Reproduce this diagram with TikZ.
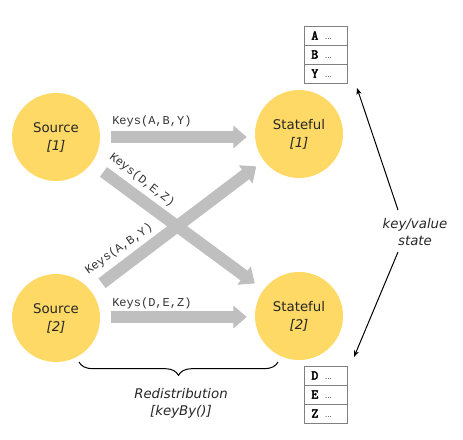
\documentclass[tikz,border=0pt]{standalone}
\usepackage{fontspec}
\setmainfont{DejaVu Sans}
\setmonofont{Liberation Mono}
\newfontfamily\cellfont[AutoFakeBold=3]{Latin Modern Mono}
\usetikzlibrary{arrows.meta,decorations.pathreplacing,calc}
\definecolor{circ}{HTML}{FFD966}
\definecolor{flow}{HTML}{BFBFBF}
\definecolor{cellgray}{HTML}{808080}
\begin{document}
\begin{tikzpicture}[x=0.75pt,y=-0.75pt,
  opnode/.style={circle,fill=circ,minimum size=66pt,inner sep=0pt,align=center,text=black!85,font=\fontsize{10}{13.5}\selectfont},
  flowarrow/.style={draw=flow,line width=9pt,-{Triangle[width=16.5pt,length=10pt]}},
  keylabel/.style={font=\fontsize{9}{10}\selectfont\ttfamily,inner sep=0pt,text=black!80},
  cell/.style={draw=cellgray,line width=0.7pt,minimum width=32.25pt,minimum height=14.25pt,inner sep=0pt,inner xsep=5.5pt,text width=21.25pt,align=left,font=\fontsize{9}{10}\selectfont},
  note/.style={align=center,inner sep=0pt,text=black!85,font=\fontsize{10}{12.75}\selectfont\itshape},
  pointer/.style={draw=black,line width=0.75pt,-{Stealth[length=5pt,width=4pt]}}
]
\useasboundingbox (0,0) rectangle (463,439);

% operator circles
\node[opnode] (s1) at (56,137) {Source\\\textit{[1]}};
\node[opnode] (s2) at (56,318) {Source\\\textit{[2]}};
\node[opnode] (t1) at (299,134) {Stateful\\\textit{[1]}};
\node[opnode] (t2) at (299,316) {Stateful\\\textit{[2]}};

% flow arrows
\draw[flowarrow] ($(s1.east)+(11,0)$) -- ($(t1.west)+(-8,3)$);
\draw[flowarrow] ($(s2.east)+(11,-1)$) -- ($(t2.west)+(-8,1)$);
\draw[flowarrow, shorten <=11pt, shorten >=8pt] (s1) -- (t2);
\draw[flowarrow, shorten <=10pt, shorten >=7pt] (s2) -- (t1);

% key labels
\node[keylabel,anchor=west] (k1) at (112,121) {Keys(A,B,Y)};
\node[keylabel,anchor=west] (k2) at (112,303) {Keys(D,E,Z)};
\node[keylabel,rotate=-38] (k3) at (142,180) {Keys(D,E,Z)};
\node[keylabel,rotate=35] (k4) at (119,249) {Keys(A,B,Y)};

% state tables
\node[cell] (a1) at (325.5,35.5) {{\cellfont\bfseries\fontsize{10}{10}\selectfont A}\hspace{5pt}{\tiny\ldots}};
\node[cell] (a2) at (325.5,54.5) {{\cellfont\bfseries\fontsize{10}{10}\selectfont B}\hspace{5pt}{\tiny\ldots}};
\node[cell] (a3) at (325.5,73.5) {{\cellfont\bfseries\fontsize{10}{10}\selectfont Y}\hspace{5pt}{\tiny\ldots}};
\node[cell] (b1) at (325.5,375.5) {{\cellfont\bfseries\fontsize{10}{10}\selectfont D}\hspace{5pt}{\tiny\ldots}};
\node[cell] (b2) at (325.5,394.5) {{\cellfont\bfseries\fontsize{10}{10}\selectfont E}\hspace{5pt}{\tiny\ldots}};
\node[cell] (b3) at (325.5,413.5) {{\cellfont\bfseries\fontsize{10}{10}\selectfont Z}\hspace{5pt}{\tiny\ldots}};

% key/value state
\node[note] (kv) at (415,232) {key/value\\state};
\coordinate (p1s) at (398,210);
\coordinate (p1e) at (357,88);
\coordinate (p2s) at (398,252);
\coordinate (p2e) at (354,357);
\draw[pointer] (p1s) -- (p1e);
\draw[pointer] (p2s) -- (p2e);

% redistribution brace
\coordinate (br1) at (79,362);
\coordinate (br2) at (278,362);
\draw[line width=0.75pt,decorate,decoration={brace,mirror,amplitude=10pt}] (br1) -- (br2);
\node[note] (rd) at (181,403) {Redistribution\\{[keyBy()]}};
\end{tikzpicture}
\end{document}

** DIRECTION **
Repeat the listing above exactly, with no pictures.

** RESPONSE **
Reproduce this diagram with TikZ.
\documentclass[tikz,border=0pt]{standalone}
\usepackage{fontspec}
\setmainfont{DejaVu Sans}
\setmonofont{Liberation Mono}
\newfontfamily\cellfont[AutoFakeBold=3]{Latin Modern Mono}
\usetikzlibrary{arrows.meta,decorations.pathreplacing,calc}
\definecolor{circ}{HTML}{FFD966}
\definecolor{flow}{HTML}{BFBFBF}
\definecolor{cellgray}{HTML}{808080}
\begin{document}
\begin{tikzpicture}[x=0.75pt,y=-0.75pt,
  opnode/.style={circle,fill=circ,minimum size=66pt,inner sep=0pt,align=center,text=black!85,font=\fontsize{10}{13.5}\selectfont},
  flowarrow/.style={draw=flow,line width=9pt,-{Triangle[width=16.5pt,length=10pt]}},
  keylabel/.style={font=\fontsize{9}{10}\selectfont\ttfamily,inner sep=0pt,text=black!80},
  cell/.style={draw=cellgray,line width=0.7pt,minimum width=32.25pt,minimum height=14.25pt,inner sep=0pt,inner xsep=5.5pt,text width=21.25pt,align=left,font=\fontsize{9}{10}\selectfont},
  note/.style={align=center,inner sep=0pt,text=black!85,font=\fontsize{10}{12.75}\selectfont\itshape},
  pointer/.style={draw=black,line width=0.75pt,-{Stealth[length=5pt,width=4pt]}}
]
\useasboundingbox (0,0) rectangle (463,439);

% operator circles
\node[opnode] (s1) at (56,137) {Source\\\textit{[1]}};
\node[opnode] (s2) at (56,318) {Source\\\textit{[2]}};
\node[opnode] (t1) at (299,134) {Stateful\\\textit{[1]}};
\node[opnode] (t2) at (299,316) {Stateful\\\textit{[2]}};

% flow arrows
\draw[flowarrow] ($(s1.east)+(11,0)$) -- ($(t1.west)+(-8,3)$);
\draw[flowarrow] ($(s2.east)+(11,-1)$) -- ($(t2.west)+(-8,1)$);
\draw[flowarrow, shorten <=11pt, shorten >=8pt] (s1) -- (t2);
\draw[flowarrow, shorten <=10pt, shorten >=7pt] (s2) -- (t1);

% key labels
\node[keylabel,anchor=west] (k1) at (112,121) {Keys(A,B,Y)};
\node[keylabel,anchor=west] (k2) at (112,303) {Keys(D,E,Z)};
\node[keylabel,rotate=-38] (k3) at (142,180) {Keys(D,E,Z)};
\node[keylabel,rotate=35] (k4) at (119,249) {Keys(A,B,Y)};

% state tables
\node[cell] (a1) at (325.5,35.5) {{\cellfont\bfseries\fontsize{10}{10}\selectfont A}\hspace{5pt}{\tiny\ldots}};
\node[cell] (a2) at (325.5,54.5) {{\cellfont\bfseries\fontsize{10}{10}\selectfont B}\hspace{5pt}{\tiny\ldots}};
\node[cell] (a3) at (325.5,73.5) {{\cellfont\bfseries\fontsize{10}{10}\selectfont Y}\hspace{5pt}{\tiny\ldots}};
\node[cell] (b1) at (325.5,375.5) {{\cellfont\bfseries\fontsize{10}{10}\selectfont D}\hspace{5pt}{\tiny\ldots}};
\node[cell] (b2) at (325.5,394.5) {{\cellfont\bfseries\fontsize{10}{10}\selectfont E}\hspace{5pt}{\tiny\ldots}};
\node[cell] (b3) at (325.5,413.5) {{\cellfont\bfseries\fontsize{10}{10}\selectfont Z}\hspace{5pt}{\tiny\ldots}};

% key/value state
\node[note] (kv) at (415,232) {key/value\\state};
\coordinate (p1s) at (398,210);
\coordinate (p1e) at (357,88);
\coordinate (p2s) at (398,252);
\coordinate (p2e) at (354,357);
\draw[pointer] (p1s) -- (p1e);
\draw[pointer] (p2s) -- (p2e);

% redistribution brace
\coordinate (br1) at (79,362);
\coordinate (br2) at (278,362);
\draw[line width=0.75pt,decorate,decoration={brace,mirror,amplitude=10pt}] (br1) -- (br2);
\node[note] (rd) at (181,403) {Redistribution\\{[keyBy()]}};
\end{tikzpicture}
\end{document}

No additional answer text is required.